Postmodern Conservative

Against Competency and Diversity: Confessions of an Educational Heretic

So here’s a kind of composite of lectures I’ve given over the last year. I will, in fact, give something like it at the University of Dallas on February 12 and as my “keynote” at the fabulous ACTA (great texts) conference.

It’s also sort of a summary of my concerns in my forthcoming American Heresies and Higher Education, which is already available for pre-order.

Because of my ranting on higher education, I was interviewed yesterday by a reporter for The Chronicle of Higher Education. She’s writing an article on the demand for more diversity courses by student protesters at mostly elite institutions.

I didn’t tell her, but I’ll tell you: I don’t think these students are much like (or, truth to tell, enough like) those who were demonstrating in the Sixties against the soulless technocracy that is the multiversity and on behalf of more reason, freedom, creativity, and love in the curriculum. Their demands are eerily specific in terms of more turf and perks for faculty in the “studies” areas — as in gender studies and African-American studies. Typically, turf that’s added has to be subtracted from someone else. And, in the case of “diversity,” it’s often from the more traditional areas of liberal education.

Why me, I asked the reporter? Because I’m a well-known anti-diversity authority.

Well, that might be good news, insofar as I might be able to start charging for anti-diversity insensitivity seminars.

But it’s probably bad news. Because to be anti-diversity, the mainstream view is, is to be a racist, sexist, xenophobic Trump fan. And so it’s to be excluded from the “conversation” that is higher education.

So I tried hard to explain to the reporter that when it comes to civil rights and related matters I’m a liberal child of the Sixties.

That means my objection to “diversity” is to the use of the word when people really mean something else, like equality or justice.

The word “diversity” has been so promiscuously misused in higher education that it’s been emptied of all real content. Yet it functions as a kind of cancer on some campuses, sucking the life out of everything in its path.

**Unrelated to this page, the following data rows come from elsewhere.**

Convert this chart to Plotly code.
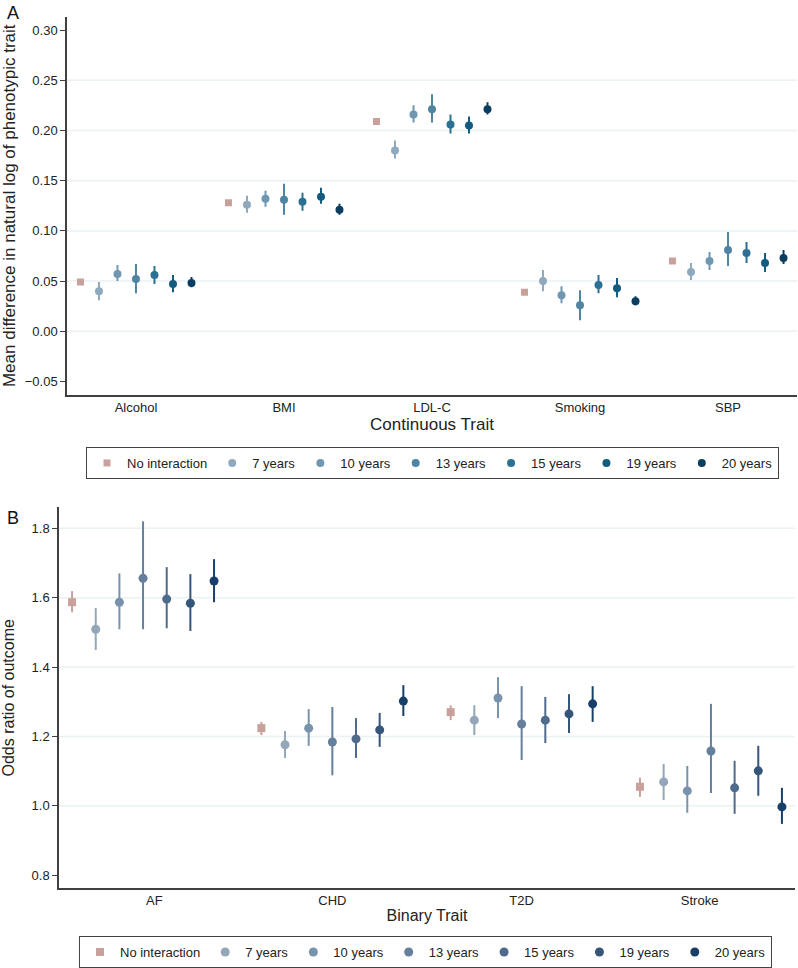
import plotly.graph_objects as go

W, H = 798, 968

series = ["No interaction", "7 years", "10 years", "13 years", "15 years", "19 years", "20 years"]

# ---------------- Panel A: continuous traits ----------------
traits_a = ["Alcohol", "BMI", "LDL-C", "Smoking", "SBP"]
est_a = {
    "No interaction": [0.049, 0.128, 0.209, 0.039, 0.070],
    "7 years":  [0.040, 0.126, 0.180, 0.050, 0.059],
    "10 years": [0.057, 0.132, 0.216, 0.036, 0.070],
    "13 years": [0.052, 0.131, 0.221, 0.026, 0.081],
    "15 years": [0.056, 0.129, 0.206, 0.046, 0.078],
    "19 years": [0.047, 0.134, 0.205, 0.043, 0.068],
    "20 years": [0.048, 0.121, 0.221, 0.030, 0.073],
}
lo_a = {
    "No interaction": [0.048, 0.127, 0.208, 0.038, 0.069],
    "7 years":  [0.031, 0.118, 0.172, 0.040, 0.051],
    "10 years": [0.050, 0.124, 0.208, 0.028, 0.061],
    "13 years": [0.038, 0.116, 0.208, 0.011, 0.065],
    "15 years": [0.047, 0.120, 0.197, 0.038, 0.068],
    "19 years": [0.039, 0.127, 0.197, 0.034, 0.059],
    "20 years": [0.044, 0.116, 0.216, 0.026, 0.067],
}
hi_a = {
    "No interaction": [0.050, 0.129, 0.210, 0.040, 0.071],
    "7 years":  [0.049, 0.135, 0.190, 0.061, 0.068],
    "10 years": [0.066, 0.140, 0.225, 0.045, 0.079],
    "13 years": [0.067, 0.147, 0.236, 0.041, 0.099],
    "15 years": [0.065, 0.138, 0.216, 0.056, 0.089],
    "19 years": [0.056, 0.143, 0.214, 0.053, 0.078],
    "20 years": [0.054, 0.127, 0.228, 0.035, 0.081],
}
ticks_a = [-0.05, 0.00, 0.05, 0.10, 0.15, 0.20, 0.25, 0.30]
grid_a = [0.00, 0.05, 0.10, 0.15, 0.20, 0.25]

# ---------------- Panel B: binary traits ----------------
traits_b = ["AF", "CHD", "T2D", "Stroke"]
est_b = {
    "No interaction": [1.587, 1.224, 1.270, 1.055],
    "7 years":  [1.509, 1.176, 1.247, 1.069],
    "10 years": [1.587, 1.224, 1.311, 1.043],
    "13 years": [1.656, 1.184, 1.236, 1.158],
    "15 years": [1.596, 1.193, 1.247, 1.052],
    "19 years": [1.584, 1.219, 1.265, 1.101],
    "20 years": [1.648, 1.302, 1.294, 0.997],
}
lo_b = {
    "No interaction": [1.558, 1.204, 1.247, 1.026],
    "7 years":  [1.449, 1.138, 1.204, 1.017],
    "10 years": [1.509, 1.173, 1.253, 0.980],
    "13 years": [1.509, 1.088, 1.132, 1.037],
    "15 years": [1.512, 1.138, 1.181, 0.977],
    "19 years": [1.504, 1.170, 1.210, 1.029],
    "20 years": [1.587, 1.259, 1.242, 0.948],
}
hi_b = {
    "No interaction": [1.619, 1.242, 1.290, 1.081],
    "7 years":  [1.570, 1.216, 1.290, 1.121],
    "10 years": [1.670, 1.279, 1.371, 1.115],
    "13 years": [1.820, 1.285, 1.345, 1.294],
    "15 years": [1.688, 1.253, 1.314, 1.130],
    "19 years": [1.668, 1.268, 1.322, 1.173],
    "20 years": [1.711, 1.348, 1.345, 1.052],
}
ticks_b = [0.8, 1.0, 1.2, 1.4, 1.6, 1.8]
grid_b = [1.0, 1.2, 1.4, 1.6, 1.8]
label_pos_b = [0.06, 1.0, 2.0, 2.94]

colors_a = ["#C9A19C", "#8FAABF", "#6F97B2", "#4F84A2", "#2C7194", "#135B7F", "#0B3E5E"]
colors_b = ["#C9A19C", "#93A6BA", "#7A93AC", "#667F9C", "#4F6B8C", "#355679", "#173F67"]
offsets = [-0.375, -0.25, -0.125, 0.0, 0.125, 0.25, 0.375]

FONT = "Liberation Sans, Arial, sans-serif"
AXIS_COL = "#404040"
GRID_COL = "#EAF2F4"

fig = go.Figure()

for k, s in enumerate(series):
    sym = "square" if k == 0 else "circle"
    # panel A
    xs = [i + offsets[k] for i in range(len(traits_a))]
    e, l, h = est_a[s], lo_a[s], hi_a[s]
    fig.add_trace(go.Scatter(
        x=xs, y=e, mode="markers", name=s, legend="legend",
        marker=dict(symbol=sym, size=8 if k else 7, color=colors_a[k]),
        error_y=dict(type="data", symmetric=False,
                     array=[hh - ee for hh, ee in zip(h, e)],
                     arrayminus=[ee - ll for ee, ll in zip(e, l)],
                     width=0, thickness=2, color=colors_a[k]),
        xaxis="x", yaxis="y"))
    # panel B
    xs = [i + offsets[k] for i in range(len(traits_b))]
    e, l, h = est_b[s], lo_b[s], hi_b[s]
    fig.add_trace(go.Scatter(
        x=xs, y=e, mode="markers", name=s, legend="legend2",
        marker=dict(symbol=sym, size=9 if k else 8, color=colors_b[k]),
        error_y=dict(type="data", symmetric=False,
                     array=[hh - ee for hh, ee in zip(h, e)],
                     arrayminus=[ee - ll for ee, ll in zip(e, l)],
                     width=0, thickness=2, color=colors_b[k]),
        xaxis="x2", yaxis="y2"))

shapes = []
for g in grid_a:
    shapes.append(dict(type="line", xref="x domain", yref="y", x0=0, x1=1, y0=g, y1=g,
                       line=dict(color=GRID_COL, width=1.5), layer="below"))
for g in grid_b:
    shapes.append(dict(type="line", xref="x2 domain", yref="y2", x0=0, x1=1, y0=g, y1=g,
                       line=dict(color=GRID_COL, width=1.5), layer="below"))

def px_x(p):
    return p / W

def px_y(p):
    return 1 - p / H

axis_common = dict(showline=True, linecolor=AXIS_COL, linewidth=1.5, zeroline=False,
                   showgrid=False, tickfont=dict(family=FONT, size=13, color="#222"))

fig.update_layout(
    width=W, height=H,
    margin=dict(l=0, r=0, t=0, b=0),
    paper_bgcolor="white", plot_bgcolor="white",
    font=dict(family=FONT, color="#222"),
    shapes=shapes,
    xaxis=dict(domain=[px_x(67), px_x(797)], anchor="y", range=[-0.466, 4.466],
               tickmode="array", tickvals=list(range(len(traits_a))), ticktext=traits_a,
               ticks="", ticklen=0,
               title=dict(text="Continuous Trait", font=dict(family=FONT, size=17), standoff=1),
               **axis_common),
    yaxis=dict(domain=[px_y(395), px_y(17)], anchor="x", range=[-0.063, 0.313],
               tickmode="array", tickvals=ticks_a, ticktext=[f"{t:.2f}".replace("-", "\u2212") for t in ticks_a],
               ticks="outside", ticklen=5, tickcolor=AXIS_COL,
               title=dict(text="Mean difference in natural log of phenotypic trait",
                          font=dict(family=FONT, size=17), standoff=7),
               **axis_common),
    xaxis2=dict(domain=[px_x(59), px_x(795)], anchor="y2", range=[-0.444, 3.444],
                tickmode="array", tickvals=label_pos_b, ticktext=traits_b,
                ticks="", ticklen=0,
                title=dict(text="Binary Trait", font=dict(family=FONT, size=16), standoff=2),
                **axis_common),
    yaxis2=dict(domain=[px_y(889), px_y(508)], anchor="x2", range=[0.763, 1.86],
                tickmode="array", tickvals=ticks_b, ticktext=[f"{t:.1f}" for t in ticks_b],
                ticks="outside", ticklen=5, tickcolor=AXIS_COL,
                title=dict(text="Odds ratio of outcome", font=dict(family=FONT, size=16), standoff=13),
                **axis_common),
    legend=dict(orientation="h", x=px_x(86), y=px_y(447), xanchor="left", yanchor="top",
                bordercolor="#444", borderwidth=1, bgcolor="white",
                font=dict(family=FONT, size=13), itemwidth=30, tracegroupgap=0),
    legend2=dict(orientation="h", x=px_x(79), y=px_y(937), xanchor="left", yanchor="top",
                 bordercolor="#444", borderwidth=1, bgcolor="white",
                 font=dict(family=FONT, size=13), itemwidth=30, tracegroupgap=0),
    annotations=[
        dict(text="A", x=px_x(5), y=px_y(1), xref="paper", yref="paper", xanchor="left",
             yanchor="top", showarrow=False, font=dict(family=FONT, size=18, color="#111")),
        dict(text="B", x=px_x(5), y=px_y(507), xref="paper", yref="paper", xanchor="left",
             yanchor="top", showarrow=False, font=dict(family=FONT, size=18, color="#111")),
    ],
)

fig.write_html("out.html", config={"displayModeBar": False},
               post_script="document.body.style.margin='0';document.body.style.padding='0';")
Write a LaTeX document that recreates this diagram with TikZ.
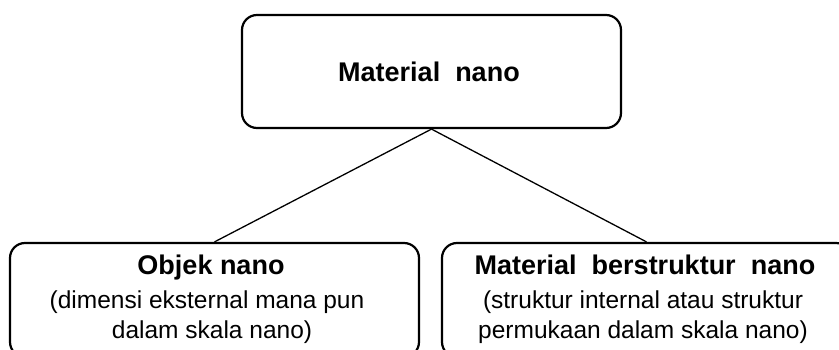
\documentclass[tikz,border=0pt]{standalone}
\usepackage{fontspec}
\setmainfont{Liberation Sans}
\tikzset{
  box/.style={draw=black, line width=2.2pt, rounded corners=15pt, fill=white, inner sep=0pt},
  link/.style={draw=black, line width=1.3pt},
  title/.style={font=\fontsize{27}{30}\selectfont\bfseries, anchor=base, inner sep=0pt},
  note/.style={font=\fontsize{24.5}{30}\selectfont, anchor=base, inner sep=0pt}
}
\begin{document}
\begin{tikzpicture}[x=1pt,y=-1pt]
  \useasboundingbox (0,0) rectangle (839,350);
  \clip (0,0) rectangle (839,350);

  % boxes
  \node[box, minimum width=379pt, minimum height=113pt] (top) at (431.5,71.5) {};
  \node[box, minimum width=409pt, minimum height=114pt] (obj) at (214.5,300) {};
  \node[box, minimum width=409pt, minimum height=114pt] (mat) at (646.5,300) {};

  % connectors
  \draw[link] (top.south) -- (obj.north);
  \draw[link] (top.south) -- (mat.north);

  % texts
  \node[title] (toptext) at (429,82) {Material\ \ nano};

  \node[title] (objtitle) at (211,275) {Objek nano};
  \node[note] (objline1) at (207,308) {(dimensi eksternal mana pun};
  \node[note] (objline2) at (212,338) {dalam skala nano)};

  \node[title] (mattitle) at (645,275) {Material\ \ berstruktur\ \ nano};
  \node[note] (matline1) at (643,308) {(struktur internal atau struktur};
  \node[note] (matline2) at (643,338) {permukaan dalam skala nano)};
\end{tikzpicture}
\end{document}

Who can we blame for our abuse of such an innocuous, even charmingly democratic, word? 

The Supreme Court! The Court says (and so far, is sticking with the thought) that only diversity in the classroom passes the strict scrutiny required to justify race-based classifications in higher education under our basically colorblind, classless Constitution.

As I just read in the hyper-liberal Nation, diversity never was a sustainable justification for affirmative action. For one thing, the point of it is not to benefit those who have been historically denied the full exercise of their rights. It’s to produce in the classroom the diversity of viewpoints that benefit all students equally. Still, the Court taught our experts to say “diversity” when they were really thinking about justice. And when you don’t say clearly what you mean, it’s impossible to have a real conversation about the merits of your argument.

If the argument for diversity is about having a wide range of opinions present in the classroom, then conservatives are right to whine that we ought to attend more to “viewpoint diversity” on campus, especially when it comes to the composition of our faculties. If the point of diversity is to have a classroom that looks like America when it comes to, say, race, surely we should have the same concern when it comes to ideological diversity in a country that, according to studies, has roughly the same number of conservatives as liberals and the same number of Republicans as Democrats. And especially on our elite campuses, it’s very hard to find conservative faculty members and harder still to find one who’ll admit to having voted for Romney. But if the claim is on behalf of groups that have suffered from legal discrimination, then the bottom line isn’t viewpoint diversity, and the conservative whine makes a lot less sense.

Let me expand my concern by repeating my thought from previous posts that the two cancerous (and basically admin-speak) words on campus are “competency” and “diversity” and that they are both threats to liberal education. The danger is that our curricula will  become nothing but competency courses and diversity courses. That doesn’t mean, of course, that being competent is anything but good, and the same with a proper appreciation for diversity. 

Peter Augustine Lawler — Mr. Lawler is Dana Professor of Government at Berry College. He is executive editor of the acclaimed scholarly quarterly Perspectives on Political Science and served on President George W. Bush’s Council on Bioethics.